Communication Courses at Meredith Allow Students to Work for Real-World Clients

Because of the constant development of media and communication, the knowledge and experience needed to work in these fields changes with every technological advancement.

This is why Assistant Professor of Communication Alan Buck joined forces with Department Head Teresa Holder to provide more hands-on and client-based experiences for communication students to learn through coursework.

“By working on community-based learning projects with real-world clients, students not only gain experience with the latest media trends, but they also learn how to develop professional relationships and how to effectively manage client expectations,” said Buck.

These community-based learning projects took place in two communication courses taught by Buck this fall – Digital Media Convergence and PR Cases and Campaigns – both of which are required to complete the public relations concentration.

In the Digital Media class, students partnered with the College Foundation of North Carolina (CFNC) to produce instructional and promotional videos for the launch of the new Residency Determination Service (RDS).

This opportunity came by way of Meredith alumna Shannon Byers, ’99, the program manager of RDS. “This partnership has given us the chance to showcase what Meredith students can do and, at the same time, build a great product together,” said Byers.

Students presented their completed videos to Buck and visiting faculty members last week. For their course final this week, they are required to visit CFNC and present their videos to Byers as well as the vice president of the organization.

“While I have gained a lot of valuable knowledge in the classroom, I feel the skills that I have learned by working in the field will transfer better to my future career,” said communication major Kelsie Taylor, ’18.

Once approved, these videos will be seen by every high school senior in the state.

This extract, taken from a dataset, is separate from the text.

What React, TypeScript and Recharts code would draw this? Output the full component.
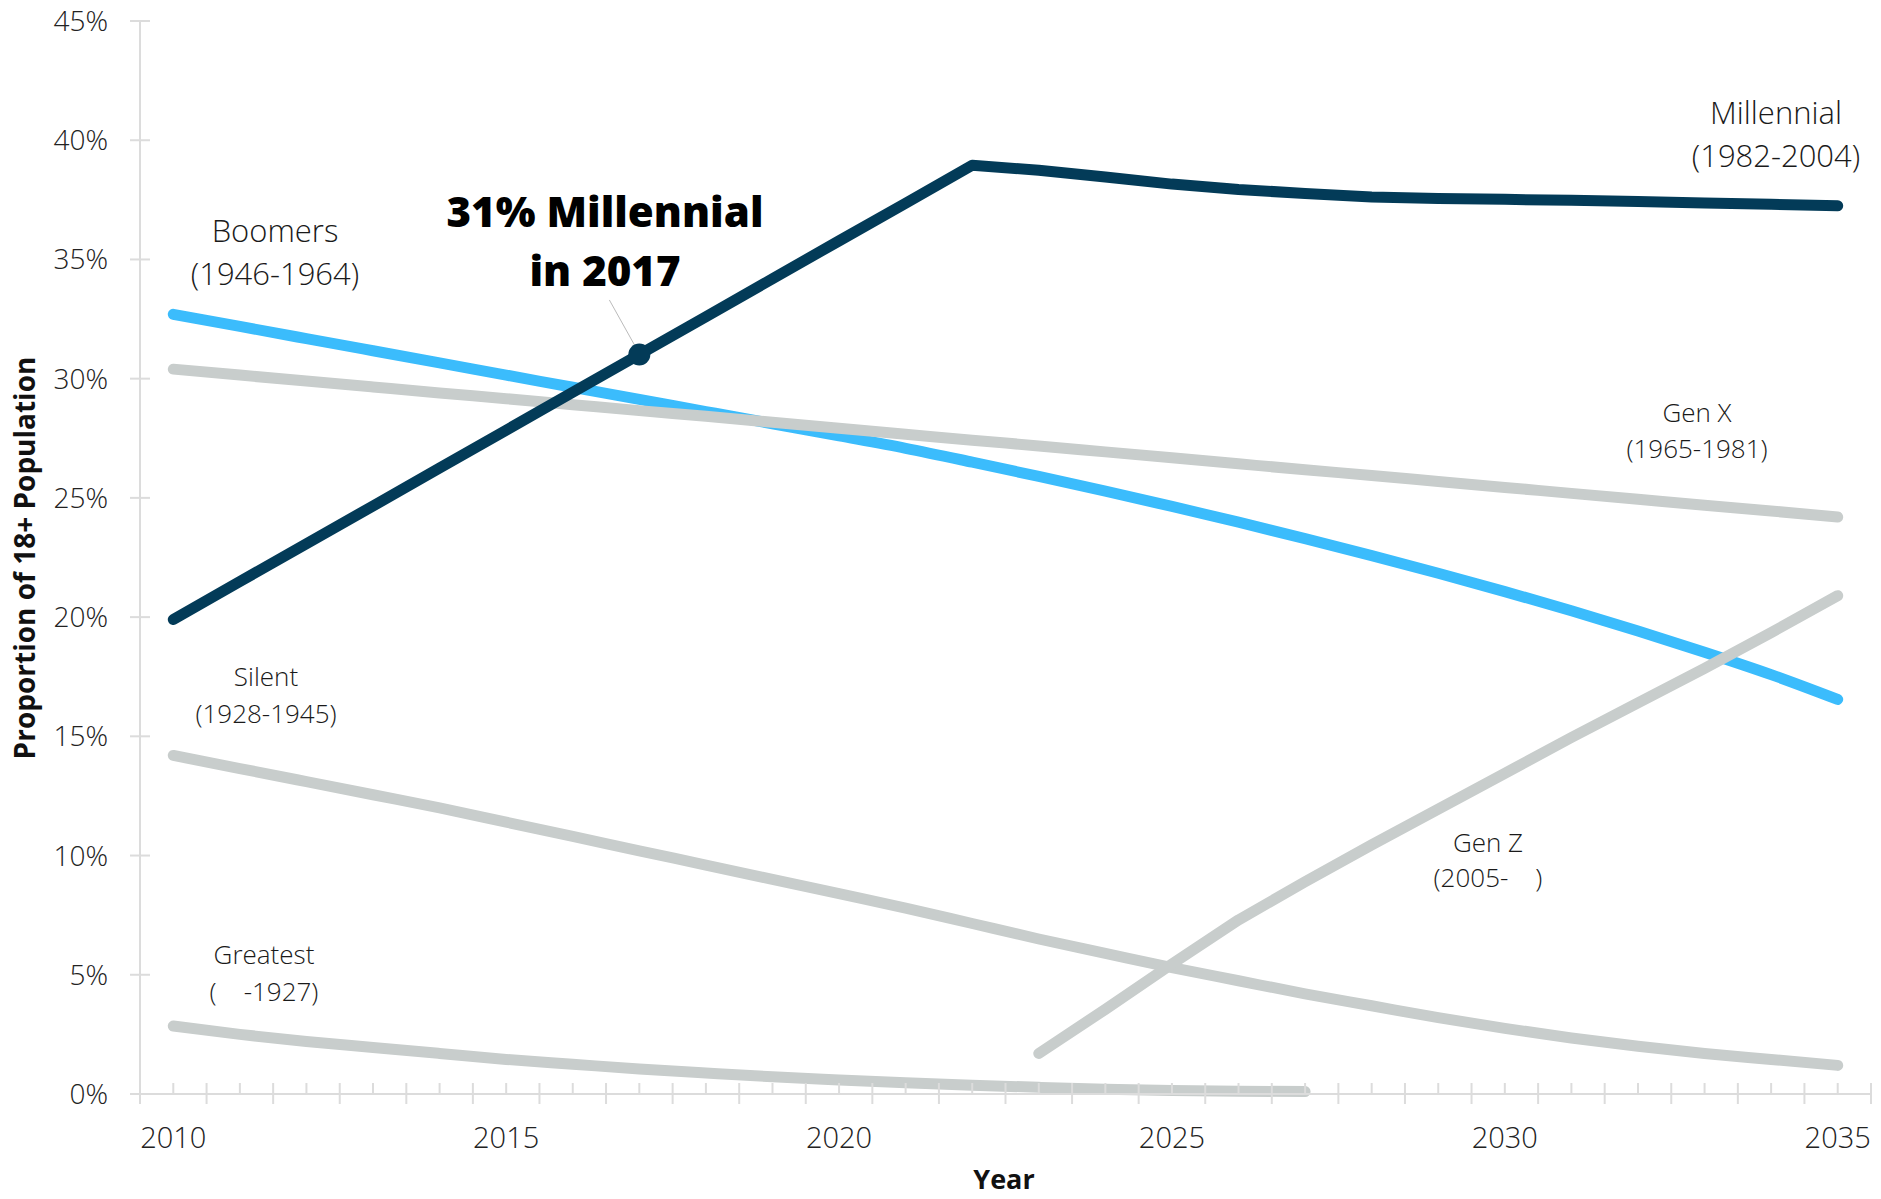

“This is not only great publicity for Meredith’s communication department, but the video and editing experience will make these students more competitive when applying for jobs and internships in the future,” said Buck.

For PR Cases and Campaigns, students were tasked with finding a small business or nonprofit in need of support with brand development or public relations. After finding a suitable client, students communicated with them frequently to help meet their needs. These projects were also presented last week, with many of the clients in attendance.

For many of the communication majors in the class, the project came naturally because they felt passionate about the work they were doing. This was the case for Nikki Bell, ’18, who plans to use the skills and portfolio pieces gained from this project to begin her career at a PR agency one day.

“I am specifically interested in working with small startup companies and nonprofits to help them gain recognition and to strengthen their brand image,” said Bell. She completely recreated the website of a nonprofit located in Holly Springs, N.C., known as 3 Irish Jewels Farm (3IJF).Three representatives from 3IJF were in attendance for the presentation, one of whom noted how much they appreciated Bell’s work and professionalism.

Communication and dance studies major Sierra Smith, ’18, also took advantage of the opportunity to support a cause she felt passionate about by working for a study abroad program known as the International Young Artists Project. “As a student and strong supporter of the arts, I feel very passionately about the mission and values of this organization,” Smith said, “so being able to help them out was extremely rewarding.”

Other clients that students partnered with for their projects include a handcrafted furniture business known as Barn & Ivy and a local nonprofit known as The Carying Place. More than half of the clients were in attendance for the final presentations and those who were unable to make it to campus listened via video chat.

Buck plans to continue with this learning model for these classes in the future and hopes that applicable job skills will be one of the major course outcomes.

“Going to meetings, answering emails, dealing with different personalities – these skills not only need to be learned but practiced in order to be successful in the field of communication,” he said.